July 20, 1996|By Lyle Denniston | Lyle Denniston,SUN NATIONAL STAFF

WASHINGTON -- The Clinton administration has thrown its support behind Baltimore's cigarette billboard ban as part of a Justice Department move to shore up government power to stop tobacco advertising aimed at minors.

The administration this week joined Baltimore's effort in a federal appeals court to save its 2-year-old billboard controls against a First Amendment challenge by advertisers.

It did so, the Justice Department's new brief makes clear, because the administration wants the courts to uphold the Food and Drug Administration's still-developing plan to shut down the marketing of cigarettes to minors.

The Baltimore case, awaiting a new round of review in the 4th U.S. Circuit Court of Appeals in Richmond, Va., thus is being turned into a major test case on official authority to regulate -- and even prohibit -- advertising that could entice minors to use harmful products.

The appeals court in Richmond is expected to rule on the tobacco industry's constitutional challenge to the FDA anti-tobacco promotion rules, now in the final drafting stage.

Baltimore's City Council adopted two ordinances in early 1994 -- one aimed at cigarette billboards, the other aimed at liquor billboards -- to shield minors from promotions of those products. The two laws ban billboards in areas of the city where minors are more likely to see them.

Both ordinances have been under a legal cloud for the past two months because of a sweeping Supreme Court ruling in May providing significant new constitutional protection for advertisers' First Amendment freedom.

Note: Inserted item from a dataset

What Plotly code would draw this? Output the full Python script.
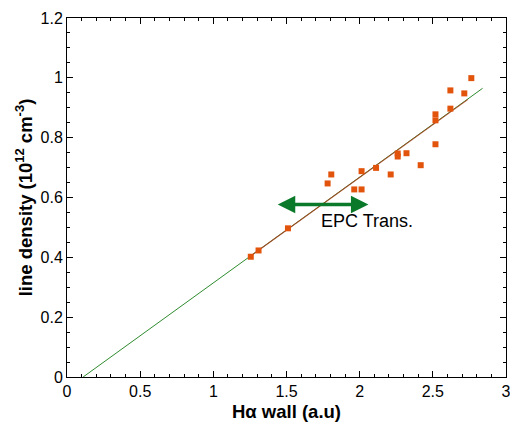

That ruling warned government officials against acting to "keep people in the dark for what the government perceives to be their own good."

But that decision, the Justice Department argued in its brief filed Wednesday, should not affect the constitutionality of Baltimore's ordinance banning cigarette ads in "publicly visible locations," including billboards and the sides of buildings.

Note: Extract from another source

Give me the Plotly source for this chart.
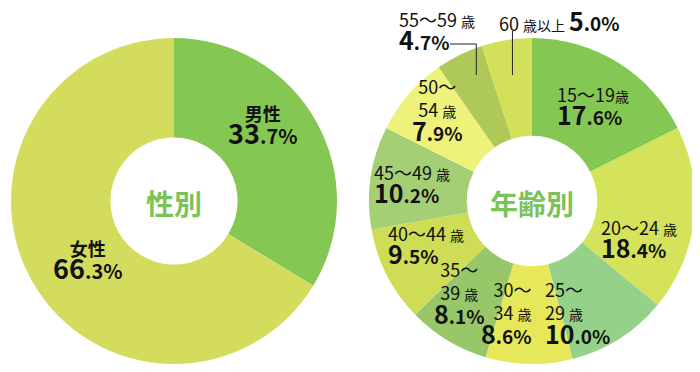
import math
import plotly.graph_objects as go

# ---------------- data ----------------
gender_labels = ["男性", "女性"]
gender_values = [33.7, 66.3]

age_labels = ["15〜19歳", "20〜24歳", "25〜29歳", "30〜34歳", "35〜39歳",
              "40〜44歳", "45〜49歳", "50〜54歳", "55〜59歳", "60歳以上"]
age_values = [17.6, 18.4, 10.0, 8.6, 8.1, 9.5, 10.2, 7.9, 4.7, 5.0]

gender_title = "性別"
age_title = "年齢別"

# ---------------- style ----------------
OFF = 8  # page body margin offset
W, H = 700 - OFF, 372 - OFF
gender_colors = ["#84C853", "#D3DC5C"]
age_colors = ["#84C853", "#D5E35B", "#96D18A", "#E6E85A", "#97C769",
              "#CEDD55", "#A4CF75", "#EFF27A", "#AFC959", "#D3E05A"]
title_color = "#7CC25A"
FONT = "Noto Sans CJK JP, Noto Sans, sans-serif"

# pie boxes in screen pixels (x0, x1, y0_top, y1_bottom)
left_box = (11, 337, 38, 364)
right_box = (369, 695, 38, 364)


def px(x):
    return (x - OFF) / W


def py(y):
    return 1 - (y - OFF) / H


def dom(box):
    x0, x1, y0, y1 = box
    return dict(x=[px(x0), px(x1)], y=[py(y1), py(y0)])


fig = go.Figure()
fig.add_trace(go.Pie(
    labels=gender_labels, values=gender_values, hole=0.39, sort=False,
    direction="clockwise", rotation=0, textinfo="none", hoverinfo="label+percent",
    marker=dict(colors=gender_colors, line=dict(width=0)),
    domain=dom(left_box), showlegend=False,
))
fig.add_trace(go.Pie(
    labels=age_labels, values=age_values, hole=0.40, sort=False,
    direction="clockwise", rotation=0, textinfo="none", hoverinfo="label+percent",
    marker=dict(colors=age_colors, line=dict(width=0)),
    domain=dom(right_box), showlegend=False,
))


def pct(v, big=25, small=19):
    s = f"{v:.1f}"
    whole, dec = s.split(".")
    return (f"<span style='font-size:{big}px'><b>{whole}</b></span>"
            f"<span style='font-size:{small}px'><b>.{dec}%</b></span>")


def sai(t, size=14):
    return f"<span style='font-size:{size}px'>{t}</span>"


def age_parts(lab):
    i = lab.index("歳")
    return lab[:i], lab[i:]


annotations = []

# center titles
for box, t in [(left_box, gender_title), (right_box, age_title)]:
    annotations.append(dict(
        x=px((box[0] + box[1]) / 2), y=py((box[2] + box[3]) / 2 + 2),
        xref="paper", yref="paper", text=f"<b>{t}</b>", showarrow=False,
        font=dict(family=FONT, size=28, color=title_color),
        xanchor="center", yanchor="middle"))

# gender labels: positions (block center px)
gender_pos = [(262, 126), (87, 261)]
for lab, v, (x, y) in zip(gender_labels, gender_values, gender_pos):
    annotations.append(dict(
        x=px(x), y=py(y), xref="paper", yref="paper", showarrow=False,
        text=f"<b>{lab}</b><br>" + pct(v, 27, 20),
        font=dict(family=FONT, size=18, color="#111111"),
        align="center", xanchor="center", yanchor="middle"))

# age labels layout: (anchor x px, center y px, xanchor, lines mode)
age_layout = [
    (555, 107, "left", 2),
    (599, 240, "left", 2),
    (543, 313, "left", 3),
    (533, 313, "right", 3),
    (459, 293, "center", 3),
    (386, 245, "left", 2),
    (372, 184, "left", 2),
    (437, 110, "center", 3),
    (397, 31, "left", 2),
    (497, 20, "left", 1),
]

for i, (lab, v, (x, y, xa, mode)) in enumerate(zip(age_labels, age_values, age_layout)):
    num, unit = age_parts(lab)
    if mode == 1:
        text = f"{num} {sai(unit, 14)} " + pct(v, 25, 19)
    elif mode == 2:
        sp = "" if i == 0 else " "
        text = f"{num}{sp}{sai(unit)}<br>" + pct(v)
    else:
        a, b = num.split("〜")
        text = f"{a}〜<br>{b} {sai(unit)}<br>" + pct(v)
    annotations.append(dict(
        x=px(x), y=py(y), xref="paper", yref="paper", showarrow=False,
        text=text, font=dict(family=FONT, size=18, color="#111111"),
        align=xa, xanchor=xa, yanchor="middle"))

# leader lines for the two small slices (computed from slice mid-angles)
cx = (right_box[0] + right_box[1]) / 2
total = sum(age_values)
cum = 0
mids = []
for v in age_values:
    mids.append((cum + v / 2) / total * 2 * math.pi)
    cum += v
r_lead = 125
end_y = 75
shapes = []
# 55-59
xm = cx + r_lead * math.sin(mids[8])
shapes.append(dict(type="path", xref="paper", yref="paper",
                   path=f"M {px(450)} {py(44)} L {px(xm)} {py(44)} L {px(xm)} {py(end_y)}",
                   line=dict(color="#222222", width=1)))
# 60+
xm = cx + r_lead * math.sin(mids[9])
shapes.append(dict(type="line", xref="paper", yref="paper",
                   x0=px(xm), x1=px(xm), y0=py(31), y1=py(end_y),
                   line=dict(color="#222222", width=1)))

fig.update_layout(
    width=W, height=H, margin=dict(l=0, r=0, t=0, b=0),
    paper_bgcolor="white", plot_bgcolor="white",
    annotations=annotations, shapes=shapes,
)

fig.write_html("out.html")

The department took no position on the separate ban on liquor signs. That, too, is being reviewed anew by the appeals court, in a separate case.

Although the appeals court upheld both ordinances in August, advertisers challenged them in appeals to the Supreme Court, and the justices sent both laws back to the appeals court to take another look, applying the Supreme Court's May ruling on advertisers' freedom.

The Justice Department argued that the May ruling does not interfere with government power to regulate advertising to protect minors. "Baltimore's cigarette advertising ordinance," the department said, "is not intended to affect cigarette consumption by adults. Instead, it is designed to reduce cigarette consumption by minors."

Although the Supreme Court had raised doubts about government power to act in a "paternalistic" way toward commercial information, "it is entirely legitimate under the First Amendment for the government to act paternalistically in order to protect children," the department contended.